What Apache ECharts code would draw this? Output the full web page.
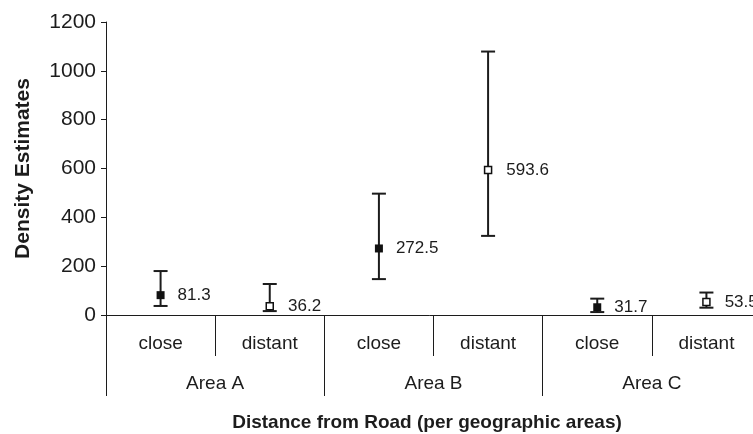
<!DOCTYPE html>
<html>
<head>
<meta charset="utf-8">
<script src="https://cdn.jsdelivr.net/npm/echarts@6/dist/echarts.min.js"></script>
<style>
  html, body { margin: 0; padding: 0; background: #fff; }
  #chart { width: 753px; height: 434px; }
</style>
</head>
<body>
<div id="chart"></div>
<script>
// data
const categories = ["close", "distant", "close", "distant", "close", "distant"];
const areas = ["Area A", "Area B", "Area C"];
const means = [81.3, 36.2, 272.5, 593.6, 31.7, 53.5];
const lower = [37, 16, 147, 324, 12, 30];
const upper = [180, 127, 497, 1079, 67, 92];
const yTicks = [0, 200, 400, 600, 800, 1000, 1200];

const ink = "#1c1c1c";
const font = "'Liberation Sans', Arial, Helvetica, sans-serif";

const closePts = [];
const distantPts = [];
means.forEach((v, i) => {
  (categories[i] === "close" ? closePts : distantPts).push([i, v]);
});
const bars = means.map((v, i) => [i, lower[i], upper[i]]);

const chart = echarts.init(document.getElementById("chart"));

chart.setOption({
  animation: false,
  textStyle: { fontFamily: font },
  grid: { left: 106, top: 22, right: -8, height: 293, outerBoundsMode: "none", containLabel: false },
  xAxis: [
    {
      type: "category",
      data: categories,
      axisLine: { show: true, lineStyle: { color: ink, width: 1 } },
      axisTick: { show: true, interval: 0, length: 41, lineStyle: { color: ink } },
      axisLabel: { interval: 0, margin: 19, fontSize: 19, color: ink, fontFamily: font }
    },
    {
      type: "category",
      data: areas,
      position: "bottom",
      axisLine: { show: false },
      axisTick: { show: true, interval: 0, length: 81, lineStyle: { color: ink } },
      axisLabel: { interval: 0, margin: 59, fontSize: 19, color: ink, fontFamily: font }
    }
  ],
  yAxis: {
    type: "value",
    min: yTicks[0],
    max: yTicks[yTicks.length - 1],
    interval: 200,
    name: "Density Estimates",
    nameLocation: "middle",
    nameGap: 72,
    nameTextStyle: { fontSize: 21, fontWeight: "bold", color: ink, fontFamily: font },
    axisLine: { show: true, lineStyle: { color: ink, width: 1 } },
    axisTick: { show: true, length: 5, lineStyle: { color: ink } },
    axisLabel: { margin: 10, fontSize: 21, color: ink, fontFamily: font, formatter: v => String(v) },
    splitLine: { show: false }
  },
  graphic: [
    {
      type: "text",
      x: 427,
      y: 423,
      style: {
        text: "Distance from Road (per geographic areas)",
        fill: ink,
        font: "bold 19px " + font,
        textAlign: "center",
        textVerticalAlign: "middle"
      }
    }
  ],
  series: [
    {
      type: "custom",
      xAxisIndex: 0,
      data: bars,
      z: 2,
      renderItem: function (params, api) {
        const lo = api.coord([api.value(0), api.value(1)]);
        const hi = api.coord([api.value(0), api.value(2)]);
        const half = 7;
        const style = { stroke: ink, lineWidth: 2 };
        return {
          type: "group",
          children: [
            { type: "line", shape: { x1: lo[0], y1: lo[1], x2: hi[0], y2: hi[1] }, style: style },
            { type: "line", shape: { x1: hi[0] - half, y1: hi[1], x2: hi[0] + half, y2: hi[1] }, style: style },
            { type: "line", shape: { x1: lo[0] - half, y1: lo[1], x2: lo[0] + half, y2: lo[1] }, style: style }
          ]
        };
      }
    },
    {
      type: "scatter",
      xAxisIndex: 0,
      data: closePts,
      symbol: "rect",
      symbolSize: 8,
      z: 3,
      itemStyle: { color: "#111", opacity: 1 },
      label: {
        show: true,
        position: "right",
        distance: 13,
        formatter: p => p.value[1].toFixed(1),
        fontSize: 17,
        color: ink,
        fontFamily: font
      }
    },
    {
      type: "scatter",
      xAxisIndex: 0,
      data: distantPts,
      symbol: "rect",
      symbolSize: 7,
      z: 3,
      itemStyle: { color: "#fff", borderColor: "#111", borderWidth: 1.5, opacity: 1 },
      label: {
        show: true,
        position: "right",
        distance: 14,
        formatter: p => p.value[1].toFixed(1),
        fontSize: 17,
        color: ink,
        fontFamily: font
      }
    }
  ]
});
</script>
</body>
</html>
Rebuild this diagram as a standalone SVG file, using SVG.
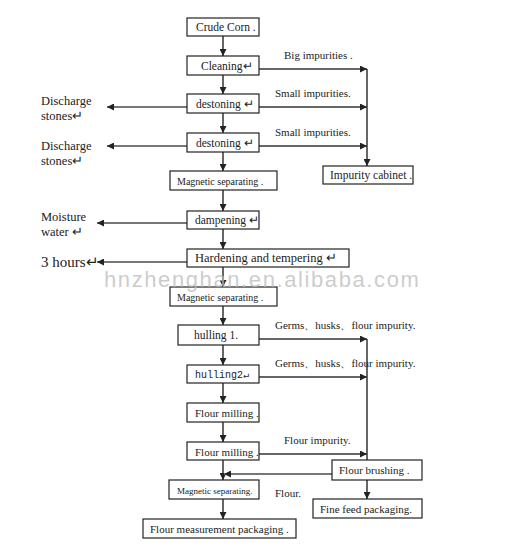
<svg xmlns="http://www.w3.org/2000/svg" width="518" height="553" viewBox="0 0 518 553">
<defs>
<marker id="ah" viewBox="0 0 10 10" refX="10" refY="5" markerWidth="7" markerHeight="7" markerUnits="userSpaceOnUse" orient="auto"><path d="M0,0 L10,5 L0,10 z" fill="#222"/></marker>
<style>
.box{fill:#fff;stroke:#222;stroke-width:1.2}
.t{font-family:"Liberation Serif","Times New Roman",serif;font-size:11.5px;fill:#222}
.s{font-size:10px}
.m{font-family:"Liberation Mono","Courier New",monospace;font-size:10px;fill:#222}
.l{font-family:"Liberation Serif","Times New Roman",serif;font-size:11px;fill:#222}
.side{font-family:"Liberation Serif","Times New Roman",serif;font-size:12.5px;fill:#222}
.c{stroke:#333;stroke-width:1.5;fill:none}
.g{stroke:#777;stroke-width:2;fill:none}
.wm{font-family:"Liberation Sans",Arial,sans-serif;font-size:22px;letter-spacing:1.6px;fill:#bbb;fill-opacity:0.75}
</style>
</defs>
<rect width="518" height="553" fill="#fff"/>
<g id="connectors">
<line class="c" x1="223" y1="36" x2="223" y2="56" marker-end="url(#ah)"/>
<line class="c" x1="223" y1="75" x2="223" y2="94" marker-end="url(#ah)"/>
<line class="c" x1="223" y1="113" x2="223" y2="133" marker-end="url(#ah)"/>
<line class="c" x1="223" y1="152" x2="223" y2="171" marker-end="url(#ah)"/>
<line class="c" x1="223" y1="190" x2="223" y2="211" marker-end="url(#ah)"/>
<line class="c" x1="223" y1="229" x2="223" y2="249" marker-end="url(#ah)"/>
<line class="c" x1="223" y1="267" x2="223" y2="287" marker-end="url(#ah)"/>
<line class="c" x1="223" y1="306" x2="223" y2="325" marker-end="url(#ah)"/>
<line class="c" x1="223" y1="345" x2="223" y2="365" marker-end="url(#ah)"/>
<line class="c" x1="223" y1="383" x2="223" y2="403" marker-end="url(#ah)"/>
<line class="c" x1="223" y1="422" x2="223" y2="442" marker-end="url(#ah)"/>
<line class="c" x1="223" y1="460" x2="223" y2="480" marker-end="url(#ah)"/>
<line class="c" x1="223" y1="499" x2="223" y2="519" marker-end="url(#ah)"/>
<line class="c" x1="259" y1="69" x2="367" y2="69" marker-end="url(#ah)"/>
<line class="c" x1="259" y1="107" x2="367" y2="107" marker-end="url(#ah)"/>
<line class="c" x1="259" y1="146" x2="367" y2="146" marker-end="url(#ah)"/>
<line class="c" x1="367" y1="69" x2="367" y2="166" marker-end="url(#ah)"/>
<line class="g" x1="187" y1="107" x2="107" y2="107" marker-end="url(#ah)"/>
<line class="g" x1="187" y1="146" x2="107" y2="146" marker-end="url(#ah)"/>
<line class="g" x1="187" y1="223" x2="97" y2="223" marker-end="url(#ah)"/>
<line class="g" x1="187" y1="262" x2="97" y2="262" marker-end="url(#ah)"/>
<line class="c" x1="259" y1="339" x2="367" y2="339" marker-end="url(#ah)"/>
<line class="c" x1="259" y1="377" x2="367" y2="377" marker-end="url(#ah)"/>
<line class="c" x1="259" y1="454" x2="367" y2="454" marker-end="url(#ah)"/>
<line class="c" x1="367" y1="339" x2="367" y2="499" marker-end="url(#ah)"/>
<line class="g" x1="332" y1="474" x2="224" y2="474" marker-end="url(#ah)"/>
</g>
<g id="crude-corn"><rect class="box" x="187" y="18" width="72" height="18"/><text class="t" x="196" y="31">Crude Corn .</text></g>
<g id="cleaning"><rect class="box" x="187" y="56" width="72" height="19"/><text class="t" x="201" y="70">Cleaning↵</text></g>
<g id="destoning1"><rect class="box" x="187" y="94" width="72" height="19"/><text class="t" x="196" y="108">destoning  ↵</text></g>
<g id="destoning2"><rect class="box" x="187" y="133" width="72" height="19"/><text class="t" x="196" y="147">destoning  ↵</text></g>
<g id="magnetic1"><rect class="box" x="170" y="171" width="107" height="19"/><text class="t s" x="177" y="185">Magnetic separating .</text></g>
<g id="impurity-cabinet"><rect class="box" x="323" y="166" width="90" height="18"/><text class="t" x="330" y="179">Impurity cabinet  .</text></g>
<g id="dampening"><rect class="box" x="187" y="211" width="72" height="18"/><text class="t" x="195" y="224">dampening  ↵</text></g>
<g id="hardening"><rect class="box" x="187" y="249" width="162" height="18"/><text class="t" x="195" y="262" style="font-size:12.5px">Hardening and tempering  ↵</text></g>
<g id="magnetic2"><rect class="box" x="170" y="287" width="107" height="19"/><text class="t s" x="177" y="301">Magnetic separating .</text></g>
<g id="hulling1"><rect class="box" x="178" y="325" width="81" height="20"/><text class="t" x="194" y="339">hulling  1.</text></g>
<g id="hulling2"><rect class="box" x="187" y="365" width="72" height="18"/><text class="m" x="195" y="378">hulling2↵</text></g>
<g id="flour-milling1"><rect class="box" x="187" y="403" width="72" height="19"/><text class="t" x="195" y="417" style="font-size:11px">Flour milling .</text></g>
<g id="flour-milling2"><rect class="box" x="187" y="442" width="72" height="18"/><text class="t" x="195" y="456" style="font-size:11px">Flour milling .</text></g>
<g id="flour-brushing"><rect class="box" x="332" y="460" width="90" height="20"/><text class="t" x="339" y="474" style="font-size:11px">Flour brushing .</text></g>
<g id="magnetic3"><rect class="box" x="169" y="480" width="90" height="19"/><text class="t" x="177" y="494" style="font-size:9px">Magnetic separating.</text></g>
<g id="fine-feed"><rect class="box" x="313" y="499" width="109" height="19"/><text class="t" x="320" y="513" style="font-size:11px">Fine feed packaging.</text></g>
<g id="flour-packaging"><rect class="box" x="143" y="519" width="153" height="19"/><text class="t" x="150" y="533" style="font-size:11px">Flour measurement packaging .</text></g>
<g id="labels">
<text class="l" x="284" y="59">Big impurities  .</text>
<text class="l" x="275" y="97">Small impurities.</text>
<text class="l" x="275" y="136">Small impurities.</text>
<text class="l" x="275" y="329">Germs、husks、flour impurity.</text>
<text class="l" x="275" y="367">Germs、husks、flour impurity.</text>
<text class="l" x="284" y="444">Flour impurity.</text>
<text class="l" x="275" y="497">Flour.</text>
<text class="side" x="41" y="105">Discharge</text>
<text class="side" x="41" y="120">stones↵</text>
<text class="side" x="41" y="150">Discharge</text>
<text class="side" x="41" y="165">stones↵</text>
<text class="side" x="41" y="221">Moisture</text>
<text class="side" x="41" y="236">water ↵</text>
<text class="side" x="41" y="267" style="font-size:15px">3 hours↵</text>
</g>
<text class="wm" x="104" y="286.5">hnzhenghan.en.alibaba.com</text>
</svg>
::::::::
● **Given instruction**
Everything from the first line of the entries through the line that contains "const bars = means.map((v, i)" is to be reproduced exactly, except the pictures.

● **Response below**
What Apache ECharts code would draw this? Output the full web page.
<!DOCTYPE html>
<html>
<head>
<meta charset="utf-8">
<script src="https://cdn.jsdelivr.net/npm/echarts@6/dist/echarts.min.js"></script>
<style>
  html, body { margin: 0; padding: 0; background: #fff; }
  #chart { width: 753px; height: 434px; }
</style>
</head>
<body>
<div id="chart"></div>
<script>
// data
const categories = ["close", "distant", "close", "distant", "close", "distant"];
const areas = ["Area A", "Area B", "Area C"];
const means = [81.3, 36.2, 272.5, 593.6, 31.7, 53.5];
const lower = [37, 16, 147, 324, 12, 30];
const upper = [180, 127, 497, 1079, 67, 92];
const yTicks = [0, 200, 400, 600, 800, 1000, 1200];

const ink = "#1c1c1c";
const font = "'Liberation Sans', Arial, Helvetica, sans-serif";

const closePts = [];
const distantPts = [];
means.forEach((v, i) => {
  (categories[i] === "close" ? closePts : distantPts).push([i, v]);
});
const bars = means.map((v, i) => [i, lower[i], upper[i]]);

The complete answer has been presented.